Off the Wall

This has hardly been the best week for the CEO of the NRL.

He received a hostile reception when he presented the JJ Giltian Shield - which goes to the minor premiers - to the Melbourne Storm last Sunday.

That was hardly surprising. And as one who has witnessed some very hostile crowd reactions to VIP's over the years I have certainly heard much worse.

It would have all ended there but for his poorly constructed comments in a radio interview when he linked "passion" - which Storm supporters say was behind the hostile reaction - to terrorists as well.

Given the proximity to 9/11, not to mention the inappropriateness of the comment as a whole, he has been roundly criticised.

The problem with the way the NRL is run is that on so many issues the CEO is judge, jury and executioner - or that is the perception.

On the one hand the CEO is charged with being the game's public face, while at the same time he exercises wide powers over clubs and players. When the penalties were handed out to the Storm last year, penalties that took away two premierships and made their 2010 season useless, the perception was that David Gallop alone was responsible for them.

He has to be the one, under the current structure, to hand out the trophies and the plaudits, as well as the penalties!

Once the independent commission is in place the Commission's chairman, John Grant, can share the honours with the CEO. Had the Commission been in place now John Grant would have lowered the temperature in Melbourne last Sunday.

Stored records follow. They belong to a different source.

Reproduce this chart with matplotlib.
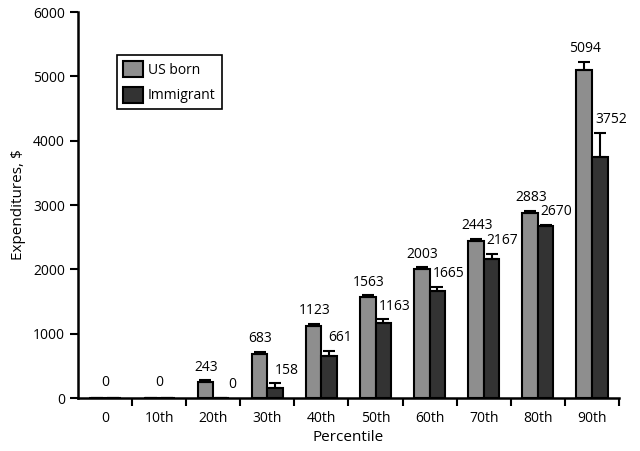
import numpy as np
import matplotlib
matplotlib.use("Agg")
import matplotlib.pyplot as plt
from matplotlib.ticker import FixedLocator

plt.rcParams['font.family'] = ['Open Sans', 'DejaVu Sans']

# data
percentiles = ["0", "10th", "20th", "30th", "40th", "50th", "60th", "70th", "80th", "90th"]
us_born = [0, 0, 243, 683, 1123, 1563, 2003, 2443, 2883, 5094]
immigrant = [0, 0, 0, 158, 661, 1163, 1665, 2167, 2670, 3752]
us_err = [0, 0, 30, 35, 35, 35, 30, 30, 30, 130]
imm_err = [0, 0, 0, 70, 75, 60, 65, 70, 25, 370]

x = np.arange(len(percentiles))
w = 0.29

fig = plt.figure(figsize=(6.4, 4.51), dpi=100)
ax = fig.add_axes([0.122, 0.1175, 0.845, 0.8555])

ax.bar(x - w / 2, us_born, w, color="#8e8e8e", edgecolor="black", linewidth=1.5,
       label="US born", zorder=2)
ax.bar(x + w / 2, immigrant, w, color="#333333", edgecolor="black", linewidth=1.5,
       label="Immigrant", zorder=2)
ax.errorbar(x - w / 2, us_born, yerr=[np.zeros(len(x)), us_err], fmt="none",
            ecolor="black", elinewidth=1.5, capsize=4, capthick=1.5, zorder=3)
ax.errorbar(x + w / 2, immigrant, yerr=[np.zeros(len(x)), imm_err], fmt="none",
            ecolor="black", elinewidth=1.5, capsize=4, capthick=1.5, zorder=3)

fs = 10
for i in range(len(x)):
    if us_born[i] == 0 and immigrant[i] == 0:
        # both zero: one label over the group
        ax.annotate("0", (x[i], 0), xytext=(0, 11.5), textcoords="offset points",
                    ha="center", va="center", fontsize=fs)
        continue
    ax.annotate(str(us_born[i]), (x[i] - w / 2, us_born[i] + us_err[i]),
                xytext=(0.7, 9.5), textcoords="offset points", ha="center", va="center",
                fontsize=fs)
    ax.annotate(str(immigrant[i]), (x[i] + w / 2, immigrant[i] + imm_err[i]),
                xytext=(8, 9.5), textcoords="offset points", ha="center", va="center",
                fontsize=fs)

ax.set_xlim(-0.5, 9.5)
ax.set_ylim(0, 6000)
ax.set_yticks(range(0, 6001, 1000))
ax.set_xticks(x)
ax.set_xticklabels(percentiles)
ax.xaxis.set_minor_locator(FixedLocator(np.arange(0.5, 10, 1)))
ax.tick_params(axis="x", which="major", length=0, pad=9, labelsize=fs)
ax.tick_params(axis="x", which="minor", length=6, width=1.5, direction="out")
ax.tick_params(axis="y", length=6, width=1.5, direction="out", labelsize=fs)

for s in ["top", "right"]:
    ax.spines[s].set_visible(False)
for s in ["left", "bottom"]:
    ax.spines[s].set_linewidth(1.8)

ax.set_xlabel("Percentile", fontsize=11, labelpad=3)
ax.set_ylabel("Expenditures, $", fontsize=11, labelpad=5)

leg = ax.legend(loc="upper left", bbox_to_anchor=(0.072, 0.89), fontsize=fs,
                fancybox=False, edgecolor="black", framealpha=1,
                handlelength=1.4, handleheight=1.4, borderpad=0.45, labelspacing=0.65,
                handletextpad=0.35, borderaxespad=0)
leg.get_frame().set_linewidth(1.2)

fig.savefig("out.png", dpi=100)
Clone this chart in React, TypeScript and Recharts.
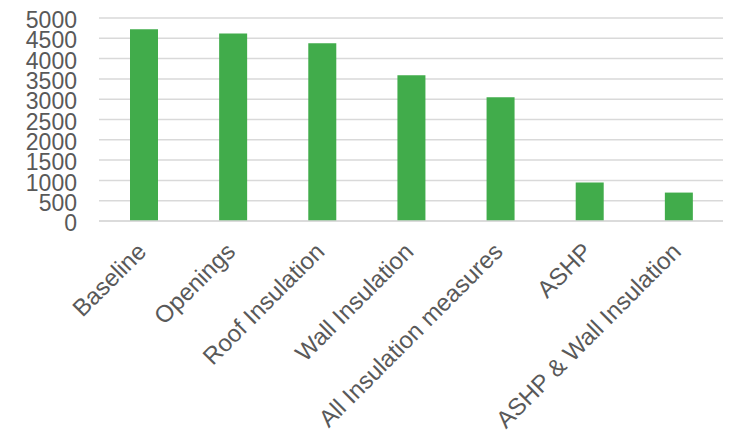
import React from 'react';
import { BarChart, Bar, XAxis, YAxis, CartesianGrid } from 'recharts';

const categories = [
  'Baseline',
  'Openings',
  'Roof Insulation',
  'Wall Insulation',
  'All Insulation measures',
  'ASHP',
  'ASHP & Wall Insulation',
];
const values = [4720, 4620, 4380, 3590, 3050, 950, 700];
const yTicks = [0, 500, 1000, 1500, 2000, 2500, 3000, 3500, 4000, 4500, 5000];

const data = categories.map((name, i) => ({ name, value: values[i] }));

const FONT = '"Liberation Sans", Arial, sans-serif';
const TEXT = '#595959';

function RotatedTick(props: any) {
  const { x, y, payload } = props;
  return (
    <g transform={`translate(${x + 4},${y + 32})`}>
      <text
        x={0}
        y={0}
        textAnchor="end"
        transform="rotate(-45)"
        fill={TEXT}
        fontSize={24}
        fontFamily={FONT}
      >
        {payload.value}
      </text>
    </g>
  );
}

export default function App() {
  return (
    <div style={{ position: 'absolute', left: 0, top: 0, background: '#fff' }}>
      <BarChart
        width={736}
        height={432}
        data={data}
        margin={{ top: 18, right: 13, left: 0, bottom: 0 }}
        barSize={28}
      >
        <CartesianGrid vertical={false} stroke="#d9d9d9" strokeWidth={1.5} />
        <XAxis
          dataKey="name"
          interval={0}
          height={211}
          tickLine={false}
          axisLine={{ stroke: '#d9d9d9', strokeWidth: 1.5 }}
          tickSize={0}
          tickMargin={0}
          tick={<RotatedTick />}
        />
        <YAxis
          width={99}
          domain={[0, 5000]}
          ticks={yTicks}
          interval={0}
          tickLine={false}
          axisLine={false}
          tickSize={0}
          tickMargin={22}
          tick={{ fill: TEXT, fontSize: 23, fontFamily: FONT, dy: 2 }}
        />
        <Bar dataKey="value" fill="#41ac4b" isAnimationActive={false} />
      </BarChart>
    </div>
  );
}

But there is another issue that continues to trouble me, and further justifies the establishment of the IC immediately.

The leniency that David Gallop has shown towards Todd Carney has been both extraordinary and troubling.

I cannot recall any player in recent history being treated so leniently, especially given his troubled history.

And what I wonder is whether that leniency has done Todd Carney any favours at all.

There is another Roosters player who went off the rails, but was treated perhaps more harshly than Todd Carney. And that player is Jake Friend.

This season, and for the best part of last season, Jake Friend turned his off field behaviour around.

He did so clearly under the threat that if he didn't he would be shown the door.

This year he has been the standout player, admittedly in a disappointing team. But that should not detract from his achievements.

At the Roosters presentation night last week Jake Friend won the club's most prestigious award - the Jack Gibson Player of the Year Award.

Jake Friend did not ask for any favours. There were no excuses or denials.

He copped his punishment, and turned his career around.

I know that a seeming addiction to alcohol is a part of the Carney story.

But you have to wonder if a tougher line from the Roosters, and the NRL, might not have led to a better situation than the one Carney funds himself in today?

There is too much power, and responsibility, vested in the game's CEO.

The weekend saw how that can be a disadvantage for the game - and its CEO!